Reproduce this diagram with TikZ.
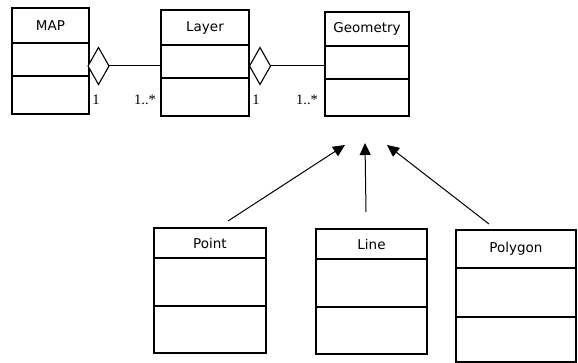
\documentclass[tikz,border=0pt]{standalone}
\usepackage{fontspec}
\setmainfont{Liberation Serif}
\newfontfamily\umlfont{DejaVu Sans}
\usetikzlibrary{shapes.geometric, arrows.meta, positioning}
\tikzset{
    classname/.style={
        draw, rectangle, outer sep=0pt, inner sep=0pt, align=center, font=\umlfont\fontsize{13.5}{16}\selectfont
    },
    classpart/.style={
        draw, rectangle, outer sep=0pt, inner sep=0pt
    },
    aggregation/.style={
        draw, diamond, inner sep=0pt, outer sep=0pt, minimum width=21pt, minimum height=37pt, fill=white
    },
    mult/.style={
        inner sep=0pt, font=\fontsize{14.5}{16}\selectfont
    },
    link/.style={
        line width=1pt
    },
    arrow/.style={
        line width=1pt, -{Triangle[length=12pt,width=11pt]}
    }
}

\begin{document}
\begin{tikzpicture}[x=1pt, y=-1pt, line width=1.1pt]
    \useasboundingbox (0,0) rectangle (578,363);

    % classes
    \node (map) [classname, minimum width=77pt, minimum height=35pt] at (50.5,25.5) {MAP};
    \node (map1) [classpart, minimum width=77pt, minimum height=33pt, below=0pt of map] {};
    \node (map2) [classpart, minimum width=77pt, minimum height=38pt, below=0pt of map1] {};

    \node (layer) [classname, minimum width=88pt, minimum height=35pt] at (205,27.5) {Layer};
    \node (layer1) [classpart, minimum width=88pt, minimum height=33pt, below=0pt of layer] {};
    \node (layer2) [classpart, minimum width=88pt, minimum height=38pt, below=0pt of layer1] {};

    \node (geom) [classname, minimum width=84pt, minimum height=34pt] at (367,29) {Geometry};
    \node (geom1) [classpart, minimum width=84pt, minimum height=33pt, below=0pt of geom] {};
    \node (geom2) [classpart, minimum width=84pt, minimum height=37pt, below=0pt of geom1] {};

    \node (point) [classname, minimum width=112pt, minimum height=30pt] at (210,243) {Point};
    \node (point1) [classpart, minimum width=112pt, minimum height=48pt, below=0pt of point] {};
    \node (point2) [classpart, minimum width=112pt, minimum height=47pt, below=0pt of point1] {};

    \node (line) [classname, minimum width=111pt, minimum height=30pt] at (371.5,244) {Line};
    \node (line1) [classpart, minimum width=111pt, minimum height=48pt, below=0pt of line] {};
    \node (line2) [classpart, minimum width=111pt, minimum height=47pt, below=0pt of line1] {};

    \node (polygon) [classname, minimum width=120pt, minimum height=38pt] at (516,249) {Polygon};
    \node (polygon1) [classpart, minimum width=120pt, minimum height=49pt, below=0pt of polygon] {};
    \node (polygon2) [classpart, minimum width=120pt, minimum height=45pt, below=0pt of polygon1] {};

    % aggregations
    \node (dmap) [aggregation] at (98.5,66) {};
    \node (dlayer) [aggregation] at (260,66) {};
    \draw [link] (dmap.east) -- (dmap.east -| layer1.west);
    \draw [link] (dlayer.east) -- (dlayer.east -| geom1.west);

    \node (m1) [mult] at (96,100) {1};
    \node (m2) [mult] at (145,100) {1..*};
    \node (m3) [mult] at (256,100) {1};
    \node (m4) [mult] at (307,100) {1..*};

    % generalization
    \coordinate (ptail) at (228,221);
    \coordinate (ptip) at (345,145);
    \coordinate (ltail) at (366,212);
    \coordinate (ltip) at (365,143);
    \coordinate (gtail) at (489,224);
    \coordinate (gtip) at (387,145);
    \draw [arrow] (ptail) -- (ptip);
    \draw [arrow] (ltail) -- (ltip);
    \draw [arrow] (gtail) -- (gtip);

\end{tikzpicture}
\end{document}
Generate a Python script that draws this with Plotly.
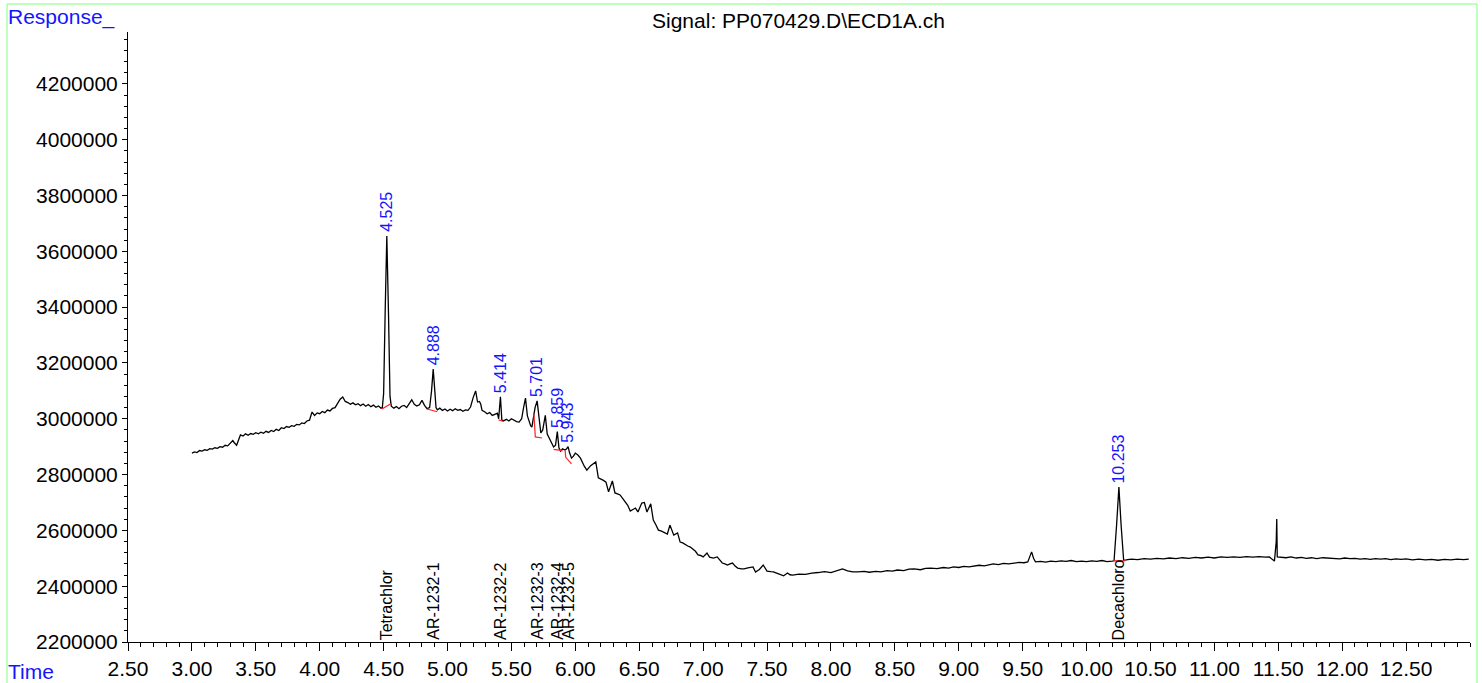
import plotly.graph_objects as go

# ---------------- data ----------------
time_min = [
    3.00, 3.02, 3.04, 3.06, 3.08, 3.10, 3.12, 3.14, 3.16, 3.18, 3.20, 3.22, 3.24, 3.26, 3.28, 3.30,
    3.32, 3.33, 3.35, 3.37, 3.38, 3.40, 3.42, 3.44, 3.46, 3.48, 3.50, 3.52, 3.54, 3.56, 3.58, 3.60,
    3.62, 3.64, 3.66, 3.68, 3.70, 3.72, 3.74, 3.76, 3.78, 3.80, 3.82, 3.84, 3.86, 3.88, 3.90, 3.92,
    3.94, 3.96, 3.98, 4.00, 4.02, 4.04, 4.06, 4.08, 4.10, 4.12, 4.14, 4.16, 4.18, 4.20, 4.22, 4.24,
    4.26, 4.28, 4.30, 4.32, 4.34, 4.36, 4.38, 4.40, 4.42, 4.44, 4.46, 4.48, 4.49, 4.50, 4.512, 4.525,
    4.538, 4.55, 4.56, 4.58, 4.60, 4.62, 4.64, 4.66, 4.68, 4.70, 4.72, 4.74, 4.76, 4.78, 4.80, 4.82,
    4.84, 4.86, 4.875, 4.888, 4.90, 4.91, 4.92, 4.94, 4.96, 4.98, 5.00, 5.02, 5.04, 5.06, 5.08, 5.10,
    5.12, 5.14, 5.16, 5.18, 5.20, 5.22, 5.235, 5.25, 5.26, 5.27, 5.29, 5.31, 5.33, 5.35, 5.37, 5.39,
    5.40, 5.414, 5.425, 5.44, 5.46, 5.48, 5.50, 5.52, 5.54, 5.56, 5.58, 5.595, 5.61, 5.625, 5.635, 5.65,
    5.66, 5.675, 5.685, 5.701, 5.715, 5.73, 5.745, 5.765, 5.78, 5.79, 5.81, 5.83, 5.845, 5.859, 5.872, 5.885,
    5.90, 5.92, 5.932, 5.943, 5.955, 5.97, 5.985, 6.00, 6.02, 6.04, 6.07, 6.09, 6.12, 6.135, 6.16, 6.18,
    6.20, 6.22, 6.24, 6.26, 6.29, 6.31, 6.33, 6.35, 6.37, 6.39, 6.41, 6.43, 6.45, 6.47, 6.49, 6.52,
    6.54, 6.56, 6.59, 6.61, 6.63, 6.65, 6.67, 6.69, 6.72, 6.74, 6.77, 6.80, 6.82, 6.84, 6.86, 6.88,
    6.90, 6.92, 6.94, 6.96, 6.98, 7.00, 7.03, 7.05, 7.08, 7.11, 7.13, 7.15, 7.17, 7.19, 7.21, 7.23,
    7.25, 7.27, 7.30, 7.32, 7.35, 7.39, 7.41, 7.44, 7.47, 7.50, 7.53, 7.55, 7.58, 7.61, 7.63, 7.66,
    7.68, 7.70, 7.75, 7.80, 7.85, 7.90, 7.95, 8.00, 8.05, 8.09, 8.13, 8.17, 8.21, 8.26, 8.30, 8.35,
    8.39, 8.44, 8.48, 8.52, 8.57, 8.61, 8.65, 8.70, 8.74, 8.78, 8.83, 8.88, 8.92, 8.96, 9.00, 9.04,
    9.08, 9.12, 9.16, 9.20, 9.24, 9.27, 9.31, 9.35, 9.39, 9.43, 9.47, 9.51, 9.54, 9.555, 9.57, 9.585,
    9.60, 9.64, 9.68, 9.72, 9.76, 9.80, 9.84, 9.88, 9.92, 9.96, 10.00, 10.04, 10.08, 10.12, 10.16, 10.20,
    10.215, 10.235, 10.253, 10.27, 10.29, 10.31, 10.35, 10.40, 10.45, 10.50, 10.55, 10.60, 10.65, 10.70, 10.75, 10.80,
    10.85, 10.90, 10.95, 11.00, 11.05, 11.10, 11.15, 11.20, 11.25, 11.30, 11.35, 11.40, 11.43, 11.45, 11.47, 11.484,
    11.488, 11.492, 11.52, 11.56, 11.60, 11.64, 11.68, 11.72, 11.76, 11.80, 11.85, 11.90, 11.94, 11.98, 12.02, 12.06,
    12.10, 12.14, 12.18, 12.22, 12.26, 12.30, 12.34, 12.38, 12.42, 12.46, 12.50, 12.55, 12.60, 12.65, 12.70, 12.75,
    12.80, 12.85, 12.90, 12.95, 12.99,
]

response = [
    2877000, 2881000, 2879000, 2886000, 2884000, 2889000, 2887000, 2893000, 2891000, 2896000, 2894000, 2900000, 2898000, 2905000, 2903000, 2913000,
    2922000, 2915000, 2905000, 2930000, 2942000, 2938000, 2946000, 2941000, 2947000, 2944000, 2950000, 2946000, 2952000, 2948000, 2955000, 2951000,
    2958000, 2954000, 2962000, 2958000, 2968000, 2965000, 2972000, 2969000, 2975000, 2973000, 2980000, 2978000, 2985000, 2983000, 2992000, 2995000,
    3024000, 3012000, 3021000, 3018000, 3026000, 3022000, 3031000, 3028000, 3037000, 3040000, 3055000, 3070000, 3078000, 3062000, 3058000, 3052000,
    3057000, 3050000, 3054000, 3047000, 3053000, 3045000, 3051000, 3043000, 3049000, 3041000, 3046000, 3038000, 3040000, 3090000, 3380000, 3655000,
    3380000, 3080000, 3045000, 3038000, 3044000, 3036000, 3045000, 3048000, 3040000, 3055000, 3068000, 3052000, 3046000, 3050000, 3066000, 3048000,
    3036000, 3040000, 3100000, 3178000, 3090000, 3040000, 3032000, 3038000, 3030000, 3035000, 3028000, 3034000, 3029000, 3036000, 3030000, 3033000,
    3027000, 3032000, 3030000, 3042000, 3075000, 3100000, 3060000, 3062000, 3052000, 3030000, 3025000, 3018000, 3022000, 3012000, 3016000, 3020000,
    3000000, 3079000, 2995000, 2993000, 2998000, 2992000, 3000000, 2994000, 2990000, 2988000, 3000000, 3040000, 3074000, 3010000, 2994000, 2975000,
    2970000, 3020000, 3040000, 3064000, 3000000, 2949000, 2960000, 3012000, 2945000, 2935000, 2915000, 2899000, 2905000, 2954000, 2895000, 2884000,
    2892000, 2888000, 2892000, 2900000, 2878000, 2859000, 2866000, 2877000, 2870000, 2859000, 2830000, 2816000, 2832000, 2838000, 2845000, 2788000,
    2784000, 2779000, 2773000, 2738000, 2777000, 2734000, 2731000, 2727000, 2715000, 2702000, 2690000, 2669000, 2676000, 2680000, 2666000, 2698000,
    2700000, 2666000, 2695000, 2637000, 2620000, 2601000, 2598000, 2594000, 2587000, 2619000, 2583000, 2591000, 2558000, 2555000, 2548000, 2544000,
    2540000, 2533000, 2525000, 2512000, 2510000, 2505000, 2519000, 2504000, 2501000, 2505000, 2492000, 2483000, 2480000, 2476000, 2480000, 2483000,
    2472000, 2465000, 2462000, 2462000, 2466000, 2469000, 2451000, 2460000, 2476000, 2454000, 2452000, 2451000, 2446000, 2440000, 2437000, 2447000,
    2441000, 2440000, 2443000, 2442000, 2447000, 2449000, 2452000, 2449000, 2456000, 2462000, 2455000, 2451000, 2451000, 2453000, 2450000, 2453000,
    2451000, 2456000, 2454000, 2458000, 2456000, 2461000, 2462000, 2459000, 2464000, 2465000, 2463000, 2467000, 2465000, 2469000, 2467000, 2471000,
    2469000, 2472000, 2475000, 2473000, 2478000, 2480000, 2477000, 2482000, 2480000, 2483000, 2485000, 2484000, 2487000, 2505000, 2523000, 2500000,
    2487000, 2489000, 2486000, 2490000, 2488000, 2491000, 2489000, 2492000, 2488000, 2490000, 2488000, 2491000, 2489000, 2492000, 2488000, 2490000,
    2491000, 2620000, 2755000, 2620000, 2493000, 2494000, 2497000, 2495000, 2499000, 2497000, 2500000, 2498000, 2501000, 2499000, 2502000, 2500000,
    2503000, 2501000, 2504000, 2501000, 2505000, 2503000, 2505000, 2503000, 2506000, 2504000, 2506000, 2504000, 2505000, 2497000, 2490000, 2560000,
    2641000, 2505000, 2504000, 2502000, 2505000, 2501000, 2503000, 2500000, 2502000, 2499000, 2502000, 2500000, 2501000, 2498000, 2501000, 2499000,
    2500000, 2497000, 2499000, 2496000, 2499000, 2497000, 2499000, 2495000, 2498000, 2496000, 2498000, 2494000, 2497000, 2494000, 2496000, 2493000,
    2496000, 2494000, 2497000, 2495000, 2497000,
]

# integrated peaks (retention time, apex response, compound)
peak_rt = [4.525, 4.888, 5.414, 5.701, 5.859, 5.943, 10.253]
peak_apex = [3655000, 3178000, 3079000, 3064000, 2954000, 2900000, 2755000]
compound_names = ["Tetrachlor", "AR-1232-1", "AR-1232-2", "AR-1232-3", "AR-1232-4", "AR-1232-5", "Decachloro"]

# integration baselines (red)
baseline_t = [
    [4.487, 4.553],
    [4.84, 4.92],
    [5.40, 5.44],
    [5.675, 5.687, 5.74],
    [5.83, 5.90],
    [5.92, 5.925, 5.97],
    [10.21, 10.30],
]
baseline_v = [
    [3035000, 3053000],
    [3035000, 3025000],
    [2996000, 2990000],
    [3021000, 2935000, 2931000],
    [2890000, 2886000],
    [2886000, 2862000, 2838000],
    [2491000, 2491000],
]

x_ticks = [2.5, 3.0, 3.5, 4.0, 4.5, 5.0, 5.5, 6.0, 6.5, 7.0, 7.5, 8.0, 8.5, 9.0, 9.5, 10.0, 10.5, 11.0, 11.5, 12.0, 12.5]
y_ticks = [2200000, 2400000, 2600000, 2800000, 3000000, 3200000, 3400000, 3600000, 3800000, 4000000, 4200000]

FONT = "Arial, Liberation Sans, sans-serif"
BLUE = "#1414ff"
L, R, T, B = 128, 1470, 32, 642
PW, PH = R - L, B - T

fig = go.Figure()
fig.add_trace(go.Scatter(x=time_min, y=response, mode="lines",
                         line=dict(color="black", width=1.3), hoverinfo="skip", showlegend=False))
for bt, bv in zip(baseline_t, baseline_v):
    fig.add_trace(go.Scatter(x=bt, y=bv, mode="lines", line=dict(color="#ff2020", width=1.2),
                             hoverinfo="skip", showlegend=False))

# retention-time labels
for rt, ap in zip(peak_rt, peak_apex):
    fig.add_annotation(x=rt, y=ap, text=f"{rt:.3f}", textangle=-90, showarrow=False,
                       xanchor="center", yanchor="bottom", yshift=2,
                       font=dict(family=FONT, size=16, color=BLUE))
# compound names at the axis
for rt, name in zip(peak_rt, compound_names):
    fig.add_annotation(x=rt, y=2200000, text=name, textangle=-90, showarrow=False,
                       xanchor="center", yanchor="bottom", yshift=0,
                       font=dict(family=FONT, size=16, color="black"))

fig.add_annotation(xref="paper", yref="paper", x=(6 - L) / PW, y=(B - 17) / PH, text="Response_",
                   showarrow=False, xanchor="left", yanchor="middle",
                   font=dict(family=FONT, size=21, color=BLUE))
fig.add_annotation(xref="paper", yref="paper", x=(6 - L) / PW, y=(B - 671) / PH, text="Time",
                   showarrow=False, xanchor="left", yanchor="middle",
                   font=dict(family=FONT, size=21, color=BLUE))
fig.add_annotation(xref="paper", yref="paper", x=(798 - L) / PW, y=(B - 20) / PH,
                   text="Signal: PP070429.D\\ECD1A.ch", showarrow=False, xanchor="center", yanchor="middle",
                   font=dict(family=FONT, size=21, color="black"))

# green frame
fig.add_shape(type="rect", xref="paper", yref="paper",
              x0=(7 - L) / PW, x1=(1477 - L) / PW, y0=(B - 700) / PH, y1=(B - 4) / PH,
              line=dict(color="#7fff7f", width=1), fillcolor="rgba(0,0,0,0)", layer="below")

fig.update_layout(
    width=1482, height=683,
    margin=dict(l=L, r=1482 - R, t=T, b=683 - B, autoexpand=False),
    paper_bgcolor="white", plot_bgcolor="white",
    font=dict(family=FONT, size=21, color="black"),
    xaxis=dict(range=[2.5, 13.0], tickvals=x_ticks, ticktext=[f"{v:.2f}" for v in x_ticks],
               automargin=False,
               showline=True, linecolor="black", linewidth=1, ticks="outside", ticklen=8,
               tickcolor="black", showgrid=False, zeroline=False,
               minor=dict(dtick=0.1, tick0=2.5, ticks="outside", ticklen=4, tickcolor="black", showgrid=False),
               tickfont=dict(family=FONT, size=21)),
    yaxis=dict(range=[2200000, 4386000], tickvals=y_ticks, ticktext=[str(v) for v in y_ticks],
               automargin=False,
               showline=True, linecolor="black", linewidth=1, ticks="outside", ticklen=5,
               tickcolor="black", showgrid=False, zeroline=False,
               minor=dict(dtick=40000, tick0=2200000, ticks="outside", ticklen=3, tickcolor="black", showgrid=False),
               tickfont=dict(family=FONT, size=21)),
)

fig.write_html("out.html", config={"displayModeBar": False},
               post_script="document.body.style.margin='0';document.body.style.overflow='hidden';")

• • •

* [Aim]: Set down the records above word for word, from the first line through the line containing "(layer2) [classpart, minimum", both included; leave out the pictures.

* [Task response]:
Reproduce this diagram with TikZ.
\documentclass[tikz,border=0pt]{standalone}
\usepackage{fontspec}
\setmainfont{Liberation Serif}
\newfontfamily\umlfont{DejaVu Sans}
\usetikzlibrary{shapes.geometric, arrows.meta, positioning}
\tikzset{
    classname/.style={
        draw, rectangle, outer sep=0pt, inner sep=0pt, align=center, font=\umlfont\fontsize{13.5}{16}\selectfont
    },
    classpart/.style={
        draw, rectangle, outer sep=0pt, inner sep=0pt
    },
    aggregation/.style={
        draw, diamond, inner sep=0pt, outer sep=0pt, minimum width=21pt, minimum height=37pt, fill=white
    },
    mult/.style={
        inner sep=0pt, font=\fontsize{14.5}{16}\selectfont
    },
    link/.style={
        line width=1pt
    },
    arrow/.style={
        line width=1pt, -{Triangle[length=12pt,width=11pt]}
    }
}

\begin{document}
\begin{tikzpicture}[x=1pt, y=-1pt, line width=1.1pt]
    \useasboundingbox (0,0) rectangle (578,363);

    % classes
    \node (map) [classname, minimum width=77pt, minimum height=35pt] at (50.5,25.5) {MAP};
    \node (map1) [classpart, minimum width=77pt, minimum height=33pt, below=0pt of map] {};
    \node (map2) [classpart, minimum width=77pt, minimum height=38pt, below=0pt of map1] {};

    \node (layer) [classname, minimum width=88pt, minimum height=35pt] at (205,27.5) {Layer};
    \node (layer1) [classpart, minimum width=88pt, minimum height=33pt, below=0pt of layer] {};
    \node (layer2) [classpart, minimum width=88pt, minimum height=38pt, below=0pt of layer1] {};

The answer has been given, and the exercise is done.